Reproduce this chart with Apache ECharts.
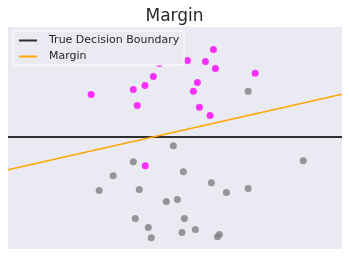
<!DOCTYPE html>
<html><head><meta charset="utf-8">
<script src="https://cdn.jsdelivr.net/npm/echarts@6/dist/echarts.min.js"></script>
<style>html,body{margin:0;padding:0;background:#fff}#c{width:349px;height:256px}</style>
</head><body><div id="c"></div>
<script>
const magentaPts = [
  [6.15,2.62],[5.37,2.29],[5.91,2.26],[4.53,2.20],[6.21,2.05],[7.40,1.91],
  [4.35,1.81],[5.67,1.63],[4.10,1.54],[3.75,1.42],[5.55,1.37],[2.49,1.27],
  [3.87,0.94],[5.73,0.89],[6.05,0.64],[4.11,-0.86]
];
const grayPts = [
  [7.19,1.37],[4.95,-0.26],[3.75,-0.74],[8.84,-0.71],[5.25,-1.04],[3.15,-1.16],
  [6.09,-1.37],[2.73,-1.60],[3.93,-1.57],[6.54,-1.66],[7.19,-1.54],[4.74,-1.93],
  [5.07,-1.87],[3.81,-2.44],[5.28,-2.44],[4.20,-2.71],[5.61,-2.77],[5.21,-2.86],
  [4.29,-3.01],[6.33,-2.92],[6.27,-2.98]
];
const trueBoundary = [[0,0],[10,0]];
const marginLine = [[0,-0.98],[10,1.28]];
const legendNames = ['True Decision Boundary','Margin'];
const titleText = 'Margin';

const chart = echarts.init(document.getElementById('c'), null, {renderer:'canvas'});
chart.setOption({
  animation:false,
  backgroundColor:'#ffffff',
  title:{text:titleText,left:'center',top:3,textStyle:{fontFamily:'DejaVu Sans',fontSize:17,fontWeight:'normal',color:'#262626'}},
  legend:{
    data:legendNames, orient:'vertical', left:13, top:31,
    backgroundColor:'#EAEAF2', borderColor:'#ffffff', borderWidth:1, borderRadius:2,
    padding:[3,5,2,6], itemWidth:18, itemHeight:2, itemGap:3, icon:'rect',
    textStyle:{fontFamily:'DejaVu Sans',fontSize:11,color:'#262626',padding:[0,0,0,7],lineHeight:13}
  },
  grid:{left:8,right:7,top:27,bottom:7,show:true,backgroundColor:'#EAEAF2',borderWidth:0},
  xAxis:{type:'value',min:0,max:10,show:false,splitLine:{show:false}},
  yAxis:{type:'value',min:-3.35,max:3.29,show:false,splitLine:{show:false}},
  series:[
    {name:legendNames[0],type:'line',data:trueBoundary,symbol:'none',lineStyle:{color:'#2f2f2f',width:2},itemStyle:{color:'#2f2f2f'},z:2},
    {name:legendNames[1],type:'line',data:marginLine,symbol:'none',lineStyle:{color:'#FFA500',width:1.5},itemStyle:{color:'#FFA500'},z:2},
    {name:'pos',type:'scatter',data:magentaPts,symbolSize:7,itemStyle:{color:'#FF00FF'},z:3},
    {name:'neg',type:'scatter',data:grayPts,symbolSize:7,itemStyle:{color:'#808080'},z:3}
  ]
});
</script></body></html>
● ● ●
▶ _STATED PROBLEM_: Write out the lines from the start of the material to the line with "const titleText = 'Margin';", inclusive and exactly. Skip the pictures.

▶ _REPLY_:
Reproduce this chart with Apache ECharts.
<!DOCTYPE html>
<html><head><meta charset="utf-8">
<script src="https://cdn.jsdelivr.net/npm/echarts@6/dist/echarts.min.js"></script>
<style>html,body{margin:0;padding:0;background:#fff}#c{width:349px;height:256px}</style>
</head><body><div id="c"></div>
<script>
const magentaPts = [
  [6.15,2.62],[5.37,2.29],[5.91,2.26],[4.53,2.20],[6.21,2.05],[7.40,1.91],
  [4.35,1.81],[5.67,1.63],[4.10,1.54],[3.75,1.42],[5.55,1.37],[2.49,1.27],
  [3.87,0.94],[5.73,0.89],[6.05,0.64],[4.11,-0.86]
];
const grayPts = [
  [7.19,1.37],[4.95,-0.26],[3.75,-0.74],[8.84,-0.71],[5.25,-1.04],[3.15,-1.16],
  [6.09,-1.37],[2.73,-1.60],[3.93,-1.57],[6.54,-1.66],[7.19,-1.54],[4.74,-1.93],
  [5.07,-1.87],[3.81,-2.44],[5.28,-2.44],[4.20,-2.71],[5.61,-2.77],[5.21,-2.86],
  [4.29,-3.01],[6.33,-2.92],[6.27,-2.98]
];
const trueBoundary = [[0,0],[10,0]];
const marginLine = [[0,-0.98],[10,1.28]];
const legendNames = ['True Decision Boundary','Margin'];
const titleText = 'Margin';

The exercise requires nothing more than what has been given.